Rising triathlete Daniel Coleman is jetting to Asia this week (Wednesday, June 22) in a bid to attract the attention of selectors ahead of the Under-23's World Triathlon Championships in Mexico in September.
The 21-year-old Bond University student will cover three races in Japan and Singapore, part of his Asian tour, during the four week trip, along with a 10-day stint at one of the world's most recognised sporting facilities in Thailand.
He will be joined by his coach, Triathlon Australia National Performance Centre head coach Dan Atkins, and training partner, Jaz Hedgeland.
Coleman was recognised as one of Australia's leading junior men and competed as part of the 2014 junior world squad at just 19 years old.
He then suffered a stress fracture in his femoral shaft - a break to the thighbone - in June last year in the lead up to the selection of the U23 world squad and was sidelined until October.
Since then, he has been working on his recovery while balancing his studies at Bond, where he is studying a Bachelor of Business on the 2016 ADCO Sports Excellence Scholarship.
"I was looking really good to head over to the worlds last year, but was injured two months before selection," said Coleman.
"A femoral shaft is quite a difficult injury to recover from, so I have been trying to get back to full fitness and while my results haven't been at the same level as this time last year, I am starting to turn that around.
"In the last month I have seen my fitness come back in training, so these events have come at a really good time for me."
Coleman will first tackle the ITU Gamagori Asian Cup in Gamagori, Japan, on June 26.
He will then head to the world-recognised Thanyapura Phuket resort in Thailand - a 23 hectare sports, health and educational complex, credited with offering some of the best sports facilities and coaching expertise in Asia - for an intensive training camp.
He will follow with the ITU Osaka Sprint Asian Cup in Japan on July 10, and the ITU Singapore Asian Cup on July 16.
Coleman said he was hoping strong performances in the events would position him well to be selected as one of three athletes for the Under-23 World Triathlon team.
"This year's World Championships are in Cozumel in Mexico in September, so we will be racing in a hot and humid climate," he said.
"Competing in the upcoming Asia Cup events will help me to acclimatise for those temperatures ahead of the worlds and, if I get the results, should sit well with selectors because of the similarities in climate."
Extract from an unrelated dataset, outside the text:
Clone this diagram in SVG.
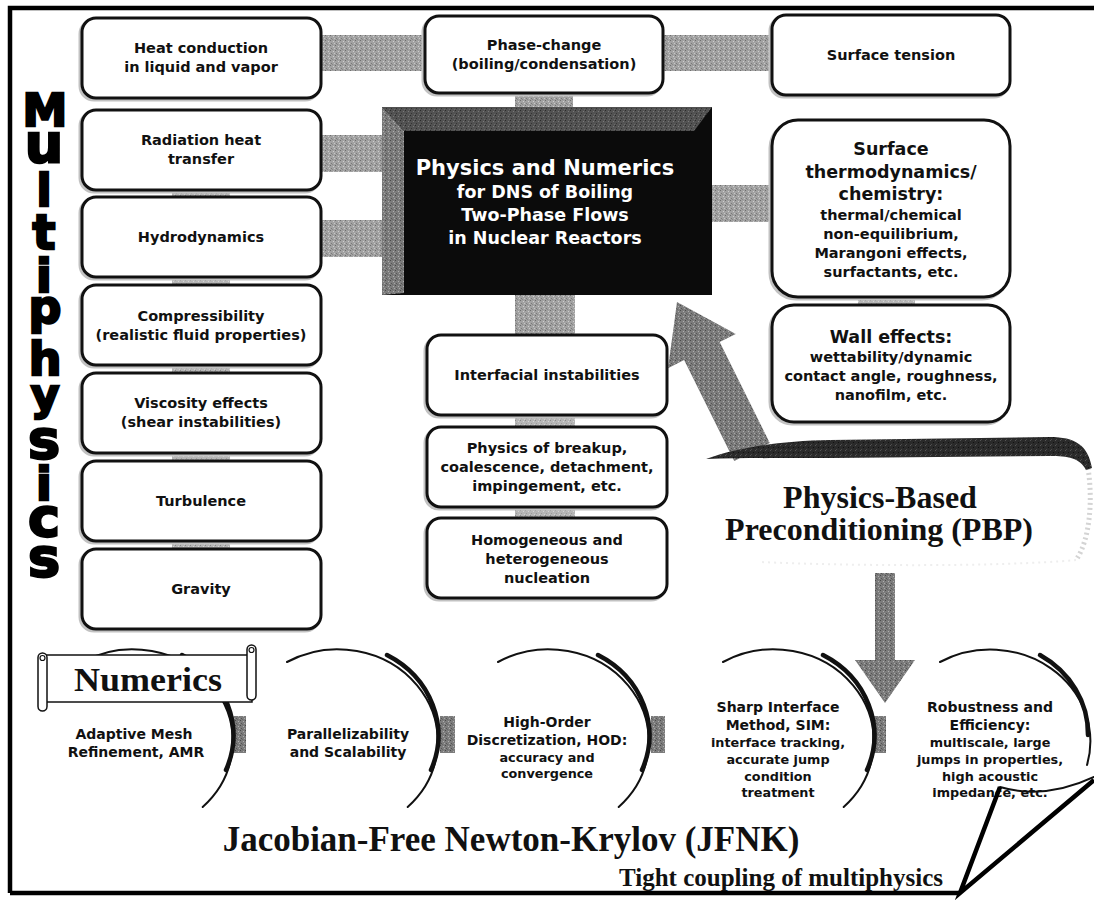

Coleman is in the first year of his Bachelor of Business at Bond University, where he is looking to major in business management or marketing.
He is also a member of the Bond Elite Sport Program (BESP), which provides flexible study loads and support to assist upcoming athletes to balance their sporting aspirations and study. As a BESP athlete, Coleman received $2,000 from the Elite Athlete Fund to go towards his upcoming trip to Asia.
"Bond has been really helpful in assisting to fit my studies in with my training schedule, which has been key to dividing my time between the two," said Coleman.
His squad also trains at Bond's new elite multi-million dollar Sports Centre, which includes a gym with state-of-the-art fitness equipment, alongside its Olympic-sized swimming pool.